There's an interview with Jonathan (Dr. Smith) Harris here, in which he explains how he got billed as special guest star on "Lost in Space." The "Allen" mentioned is producer Allen Irwin:

Then he [Allen] said, "I suppose you want billing?"

"It is only proper that an artist of my stature receive proper billing on the screen."

...Now my head is spinning. What is going on here? In 40 years I never figured it out. Never. I never knew whether it was a game, or whether he was stalling for time, or what? But I've never gotten to the bottom of it.

...he [Allen] said, "Well let me tell you, you weren't in the pilot, your character didn't exist in the pilot, everyone else is signed, sealed and delivered, and as far as billing is concerned you will have to be last."

And I said "Oh, and Would you mind telling me who else is in the show . . . eh huh . . . very nice people I'm sure. But I don't want to be last."

And he {Allen] said, "You go home. And you think about it. Now out. Get out."

I staggered out of that office, I tell you. I'm a well known actor with vast experience, but I staggered out of that office. The script was sent and I read the script and I said 'Hmm hmm hmm . . . Jonathan this is a good one. But last position . . . shh . . . not a chance! However, you cannot tamper with other actor's billing."

I could not decide never in my full life, what to do. Be in last position. Last position... Hmmm . . . well, sometime special last position? I wonder. So I called an old friend of mine who was head of casting at ABC.

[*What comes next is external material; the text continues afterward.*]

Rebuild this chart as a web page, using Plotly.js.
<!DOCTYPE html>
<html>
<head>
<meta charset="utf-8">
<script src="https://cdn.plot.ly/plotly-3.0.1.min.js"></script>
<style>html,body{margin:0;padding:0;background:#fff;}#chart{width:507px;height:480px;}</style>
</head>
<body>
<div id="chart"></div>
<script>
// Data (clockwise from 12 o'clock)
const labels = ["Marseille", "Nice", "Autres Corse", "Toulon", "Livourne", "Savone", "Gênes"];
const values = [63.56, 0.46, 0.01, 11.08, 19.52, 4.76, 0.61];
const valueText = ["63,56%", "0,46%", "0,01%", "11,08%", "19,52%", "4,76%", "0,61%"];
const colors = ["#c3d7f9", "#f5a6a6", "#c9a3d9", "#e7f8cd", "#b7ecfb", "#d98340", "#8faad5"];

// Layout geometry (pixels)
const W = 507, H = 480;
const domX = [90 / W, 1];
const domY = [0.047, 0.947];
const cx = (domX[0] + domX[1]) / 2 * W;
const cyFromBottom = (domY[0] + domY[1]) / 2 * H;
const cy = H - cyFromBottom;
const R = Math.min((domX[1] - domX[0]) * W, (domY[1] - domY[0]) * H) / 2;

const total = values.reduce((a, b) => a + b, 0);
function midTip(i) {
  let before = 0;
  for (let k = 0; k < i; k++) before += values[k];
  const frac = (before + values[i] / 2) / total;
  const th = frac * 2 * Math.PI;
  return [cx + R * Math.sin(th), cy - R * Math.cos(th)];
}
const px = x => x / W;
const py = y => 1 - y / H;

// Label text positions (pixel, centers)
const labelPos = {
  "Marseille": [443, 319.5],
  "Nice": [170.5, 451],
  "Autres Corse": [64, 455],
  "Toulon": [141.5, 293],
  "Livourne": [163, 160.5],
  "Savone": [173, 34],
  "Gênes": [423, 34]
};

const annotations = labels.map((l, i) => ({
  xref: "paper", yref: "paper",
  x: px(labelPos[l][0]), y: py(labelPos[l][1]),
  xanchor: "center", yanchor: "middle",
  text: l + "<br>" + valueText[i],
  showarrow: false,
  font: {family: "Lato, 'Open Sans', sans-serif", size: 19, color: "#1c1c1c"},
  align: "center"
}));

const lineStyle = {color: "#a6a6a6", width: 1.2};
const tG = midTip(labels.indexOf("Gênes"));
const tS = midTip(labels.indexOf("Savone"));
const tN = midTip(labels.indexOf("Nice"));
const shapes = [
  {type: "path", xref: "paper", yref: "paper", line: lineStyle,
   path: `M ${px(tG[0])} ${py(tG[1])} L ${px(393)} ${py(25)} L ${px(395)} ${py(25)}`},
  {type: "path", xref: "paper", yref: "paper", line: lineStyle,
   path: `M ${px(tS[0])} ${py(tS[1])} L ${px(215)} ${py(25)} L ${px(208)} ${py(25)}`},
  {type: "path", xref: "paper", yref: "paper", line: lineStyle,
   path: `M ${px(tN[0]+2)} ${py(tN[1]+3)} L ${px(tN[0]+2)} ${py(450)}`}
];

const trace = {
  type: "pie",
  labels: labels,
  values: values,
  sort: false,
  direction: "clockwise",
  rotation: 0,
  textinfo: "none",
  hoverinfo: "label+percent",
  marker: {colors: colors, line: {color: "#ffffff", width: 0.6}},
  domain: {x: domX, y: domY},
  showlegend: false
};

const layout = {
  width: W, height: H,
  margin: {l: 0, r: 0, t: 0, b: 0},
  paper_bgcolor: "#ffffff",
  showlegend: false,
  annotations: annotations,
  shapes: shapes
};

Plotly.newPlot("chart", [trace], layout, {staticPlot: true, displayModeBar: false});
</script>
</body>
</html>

And I said "Have you ever heard of a regular member of the cast being given the title 'special guest star' ?"

He said "Certainly, no. I've never heard of that."

I said, "That's all I need to know."

I called Irwin and I said "I've solved the billing problem."

[Allen] "Yeah," he said with a tone. "What?"

I said "I will accept last position on a separate card - 'Special Guest Star Jonathan Harris'."

Well, for the next 20 minutes I never heard such language in all of my life. [Allen] "%&**&% actors, can't act anyway, who told you you could act, you don't know %^&*&%^ about acting. Err . . . err . . . errr . . . " and this went on and on, and I just sat back and listened.

And then he said "OK" and hung up.

That was the first time ever in history that anybody got Special Guest Star. I started that whole nonsense.
posted by grumblebee at 6:29 AM on December 17, 2004 [1 favorite]


(Actually, the Ocean's Twelve closing credits make a joke on Julia Roberts' listing in the first movie. I won't spell it out for fear of spoiling the movie, but look at it more closely if you get a chance.)
posted by occhiblu at 7:36 AM on December 17, 2004


From what I've been told, every actor's name placement before and after the movie, are huge bargaining tools used for contract negotiations. If you have two people of equal "fame", one can opt to go first and the other can go last, with an "and", or "guest starring", etc. The agents work everything out and usually the actors know nothing about it until the contracts are issued for signature. After that, some people think of it as their trademark and request to always be listed that way.
posted by blackkar at 9:24 AM on December 17, 2004


Wow, grumblebee -- that is a very cool story that I had never heard before. Harris gets bonus Cool Points from me for having the balls to do it.